En raison des nombreuses contraintes de la Santé publique que nous devions respecter, il n’a pas été possible de faire interagir Machiavel en temps réel avec un auditoire. Nous avons donc décidé d’en faire une capsule vidéo filmée sur un écran vert où Machiavel, au moyen d’archives sonores et visuelles, applique sa grille du machiavélisme à sa relecture de l’Histoire du Québec : de la supposée «Grande noirceur» à la non moins aboutie «Révolution tranquille» qui se traduit par la montée et la radicalisation du militantisme politique et son annihilation spectaculaire par les pouvoirs en place.
Un horizon de possibilités à portée de main
Cette initiation aux technologies émergentes a su me faire oublier – en partie – la pandémie, car je n’ai pas eu trop le temps de m’ennuyer.

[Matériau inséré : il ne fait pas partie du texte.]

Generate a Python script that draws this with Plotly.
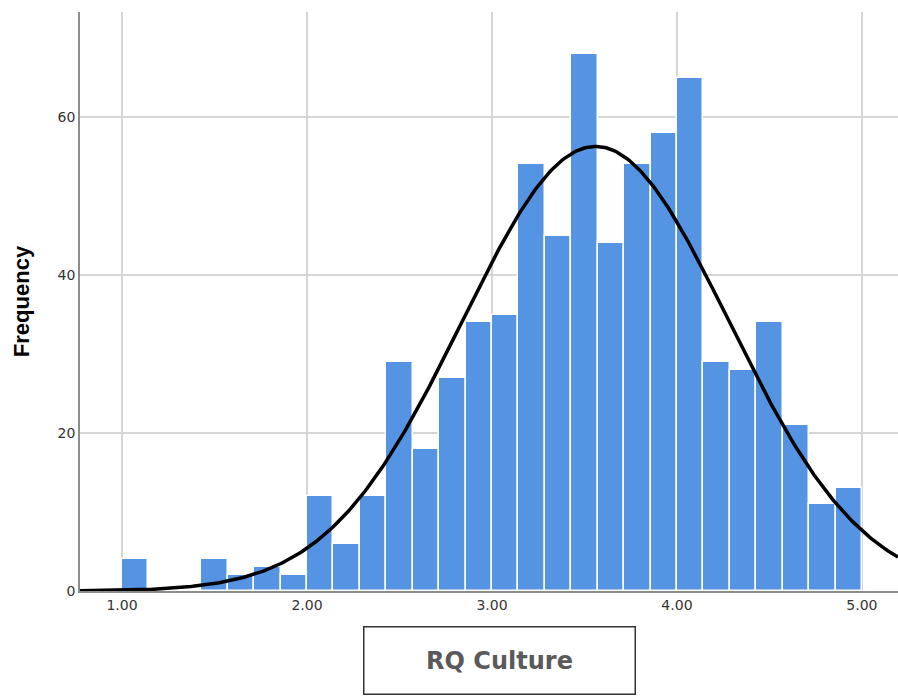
import numpy as np
import plotly.graph_objects as go

# Histogram counts, 28 bins of width 1/7 starting at 1.00
counts = [4, 0, 0, 4, 2, 3, 2,
          12, 6, 12, 29, 18, 27, 34,
          35, 54, 45, 68, 44, 54, 58,
          65, 29, 28, 34, 21, 11, 13]
bin_start = 1.0
bin_width = 1.0 / 7.0

# Normal curve parameters
curve_mean = 3.56
curve_sd = 0.721

x_ticks = [1, 2, 3, 4, 5]
x_tick_labels = ["1.00", "2.00", "3.00", "4.00", "5.00"]
y_ticks = [0, 20, 40, 60]
y_tick_labels = ["0", "20", "40", "60"]

x_min, x_max = 0.773, 5.195
y_min, y_max = 0, 73.3

N = sum(counts)
centers = [bin_start + bin_width * (i + 0.5) for i in range(len(counts))]

xs = np.linspace(x_min, x_max, 400)
ys = N * bin_width / (curve_sd * np.sqrt(2 * np.pi)) * np.exp(-0.5 * ((xs - curve_mean) / curve_sd) ** 2)

fig = go.Figure()
fig.add_trace(go.Bar(
    x=centers, y=counts, width=bin_width,
    marker=dict(color="#5594E3", line=dict(color="white", width=1.5)),
    hoverinfo="x+y",
))
fig.add_trace(go.Scatter(
    x=xs, y=ys, mode="lines",
    line=dict(color="black", width=3.5),
    hoverinfo="skip",
))

plot_h = 696 - 12 - 105

fig.update_layout(
    width=898, height=696,
    margin=dict(l=80, r=0, t=12, b=105),
    paper_bgcolor="white", plot_bgcolor="white",
    showlegend=False,
    bargap=0,
    font=dict(family="DejaVu Sans", size=14, color="#333333"),
    xaxis=dict(
        range=[x_min, x_max],
        tickvals=x_ticks, ticktext=x_tick_labels,
        showgrid=True, gridcolor="#D5D5D5", gridwidth=1.5,
        showline=True, linecolor="#8C8C8C", linewidth=1.5,
        ticks="", zeroline=False,
        tickfont=dict(family="DejaVu Sans", size=14, color="#333333"),
    ),
    yaxis=dict(
        range=[y_min, y_max],
        tickvals=y_ticks, ticktext=y_tick_labels,
        showgrid=True, gridcolor="#D5D5D5", gridwidth=1.5,
        showline=True, linecolor="#8C8C8C", linewidth=1.5,
        ticks="", zeroline=False,
        title=dict(text="<b>Frequency</b>", font=dict(family="Liberation Sans", size=22, color="black"), standoff=22),
        tickfont=dict(family="DejaVu Sans", size=14, color="#333333"),
    ),
    annotations=[dict(
        text="<b>RQ Culture</b>",
        xref="paper", yref="paper",
        x=(499 - 80) / 818, y=-(660 - 591) / plot_h,
        xanchor="center", yanchor="middle",
        showarrow=False,
        width=268, height=64,
        bordercolor="#333333", borderwidth=1.5, borderpad=1,
        bgcolor="white",
        font=dict(family="DejaVu Sans", size=24, color="#5A5A5A"),
    )],
)

fig.write_html(
    "out.html",
    config={"displayModeBar": False},
    post_script="document.body.style.margin='0';document.body.style.overflow='hidden';",
)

La réalité virtuelle m’a permis de sortir des sentiers maintes fois battus et d’user de créativité pour renouveler mon enseignement et j’ose croire d’avoir donné le goût à quelques collègues d’aller explorer l’énorme potentiel pédagogique de la réalité virtuelle.
Bravo M. Houle!
Wahou! Fière d’être ta collègue, Alain! Tu nous inspires!
Tu es formidable! Quelle implication et créativité!
Wow ! Je suis impressionnée par votre créativité, votre ténacité et votre enthousiasme. Vos étudiants doivent sûrement apprécier un enseignant aussi engagé que vous. Longue vie à vos projets !
Bravo pour votre projet M.Houle ! À propos de l’application Blender mentionnée sur cette page, l’interface peut être en Français et la communauté des utilisateurs francophones de Blender est très active. Il s’agit aussi d’un gratuiciel avec une licence ouverte.
Bravo Alain pour cette expérimentation liant philosophie réflexive, histoire de l’art et pédagogie.